Les deux chemins différents de ces premiers disciples nous disent, à nous disciples de Jésus aujourd’hui, que dans la vie nous avons deux directions opposées devant nous: il y a le chemin de celui qui, comme ces deux personnes à l’aller, se laisse paralyser par les déceptions de la vie et avance tristement; et il y a le chemin de celui qui ne se met pas lui-même et ses problèmes à la première place, mais qui y met Jésus qui nous rend visite et les frères qui attendent sa visite, c’est-à-dire nos frère qui attendent que nous prenions soin d’eux. Voilà le changement : arrêter de tourner autour de notre moi, autour des déceptions du passé, des idéaux non réalisés, de toutes les mauvaises choses arrivées dans ma vie. Très souvent nous sommes amenés à graviter, graviter… Il faut laisser tout cela et avancer en regardant la réalité la plus grande et la plus vraie de la vie: Jésus est vivant, Jésus m’aime. Voilà qu’elle est la réalité la plus grande. Et je peux faire quelque chose pour les autres.

Pape François, Audience générale, mercredi 24 mai 2017

La rencontre de Jésus avec ces deux disciples semble être entièrement fortuite: elle ressemble à l’une des innombrables croisées de chemins qui se présentent dans la vie. Les deux disciples marchent, pensifs, et un inconnu marche à côté d’eux d’eux. C’est Jésus; mais leurs yeux ne sont pas en mesure de le reconnaître. Et alors, Jésus commence sa «thérapie de l’espérance». Ce qui a lieu sur cette route est une thérapie de l’espérance. […]

Avant tout, il demande et écoute: notre Dieu n’est pas un Dieu envahissant. Même s’il connaît déjà le motif de la déception de ces deux hommes, il leur laisse le temps de pouvoir sonder en profondeur l’amertume qui les a gagnés. […] Combien de tristesses, combien d’échecs y a-t-il dans la vie de toute personne! Au fond, nous sommes tous un peu comme ces deux disciples. Combien de fois dans la vie avons-nous espéré, combien de fois nous sommes-nous retrouvés à terre, déçus. Mais Jésus marche avec toutes les personnes découragées qui avancent tête basse. Et en marchant avec elles, de manière discrète, il réussit à redonner espoir.

Jésus leur parle avant tout à travers les Écritures. Celui qui prend en main le livre de Dieu ne trouvera pas des récits d’héroïsme facile, de foudroyantes campagnes de conquête. La véritable espérance n’est jamais à bas prix: elle passe toujours à travers des échecs. L’espérance de celui qui ne souffre pas n’est sans doute pas une espérance. Dieu n’aime pas être aimé comme on aimerait un conquérant qui entraîne son peuple vers la victoire en anéantissant ses ennemis dans le sang. Notre Dieu est une faible lueur qui brille un jour de froid et de vent, et pour autant que sa présence puisse sembler fragile dans ce monde, Il a choisi la place que nous dédaignons tous.

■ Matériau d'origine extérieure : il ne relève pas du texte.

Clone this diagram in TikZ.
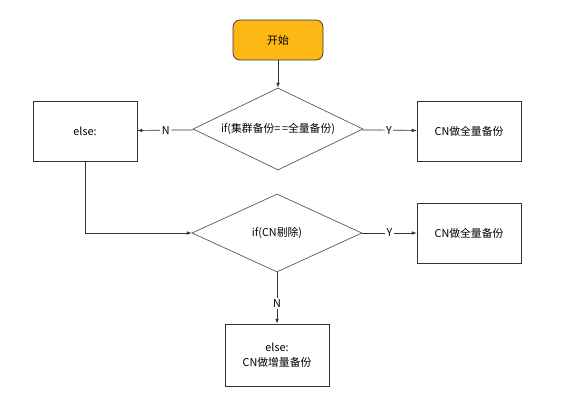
\documentclass[tikz,border=0pt]{standalone}
\usepackage{fontspec}
\newfontfamily\cjk{Noto Sans CJK SC}
\usetikzlibrary{shapes.geometric}
\definecolor{startorange}{RGB}{253,183,20}
\begin{document}
\begin{tikzpicture}[x=1pt, y=-1pt]
    \tikzstyle{every node}=[font=\cjk\fontsize{10.8}{15}\selectfont, align=center]
    \tikzset{
        box/.style={draw=black!80, line width=0.7pt, minimum width=104pt, minimum height=60pt, inner sep=0pt},
        start/.style={box, rounded corners=7pt, fill=startorange, minimum width=90pt, minimum height=40pt},
        cond/.style={diamond, aspect=2.5, draw=black!65, line width=0.7pt, minimum width=170pt, minimum height=82pt, inner sep=0pt},
        line/.style={draw=black!80, line width=0.7pt, -latex},
        lbl/.style={fill=white, inner sep=1.5pt}
        }
    \useasboundingbox (0,0) rectangle (572,400);

    %start
    \node (start) [start] at (278,40) {开始};

    %first check
    \node (cond1) [cond] at (278,129) {if(集群备份=\,=全量备份)};
    \node (else1) [box] at (85,131) {else:};
    \node (full1) [box] at (469,131) {CN做全量备份};

    %second check
    \node (cond2) [cond, minimum height=78pt] at (277,233) {if(CN剔除)};
    \node (full2) [box] at (469,233) {CN做全量备份};
    \node (inc) [box, minimum height=62pt] at (277,355) {else:\\CN做增量备份};

    \draw[line] (start) -- (cond1);
    \draw[line] (cond1) -- node[lbl] {N} (else1);
    \draw[line] (cond1) -- node[lbl] {Y} (full1);

    \draw[line] (else1) |- (cond2);
    \draw[line] (cond2) -- node[lbl] {Y} (full2);
    \draw[line] (cond2) -- node[lbl, pos=0.6] {N} (inc);
\end{tikzpicture}
\end{document}
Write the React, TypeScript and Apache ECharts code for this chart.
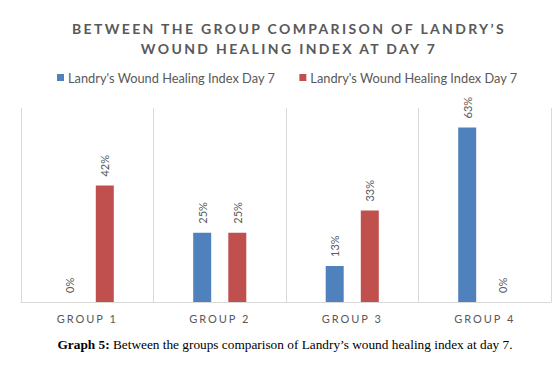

Puis Jésus répète pour les deux disciples le geste central de toute Eucharistie: il prend le pain, le bénit, le rompt, et le donne. N’y a-t-il pas dans cette série de gestes toute l’histoire de Jésus? Et n’y a-t-il pas dans toute Eucharistie également le signe de ce que doit être l’Eglise? Jésus nous prend, nous bénit, «rompt» notre vie — parce qu’il n’y a pas d’amour sans sacrifice — et l’offre aux autres, l’offre à tous.

C’est une rencontre rapide que celle de Jésus avec les deux disciples d’Emmaüs. Mais elle renferme tout le destin de l’Église. Elle nous raconte que la communauté chrétienne n’a pas été enfermée dans une citadelle fortifiée, mais qu’elle marche sur son élément le plus vital, c’est-à-dire la route. Et là, elle rencontre les personnes, avec leurs espérances et leurs déceptions, parfois lourdes. L’Église écoute les histoires de tous, pour ensuite offrir la Parole de vie, le témoignage de l’amour de Dieu, amour fidèle jusqu’au bout. Et alors, le cœur des personnes recommence à brûler d’espérance.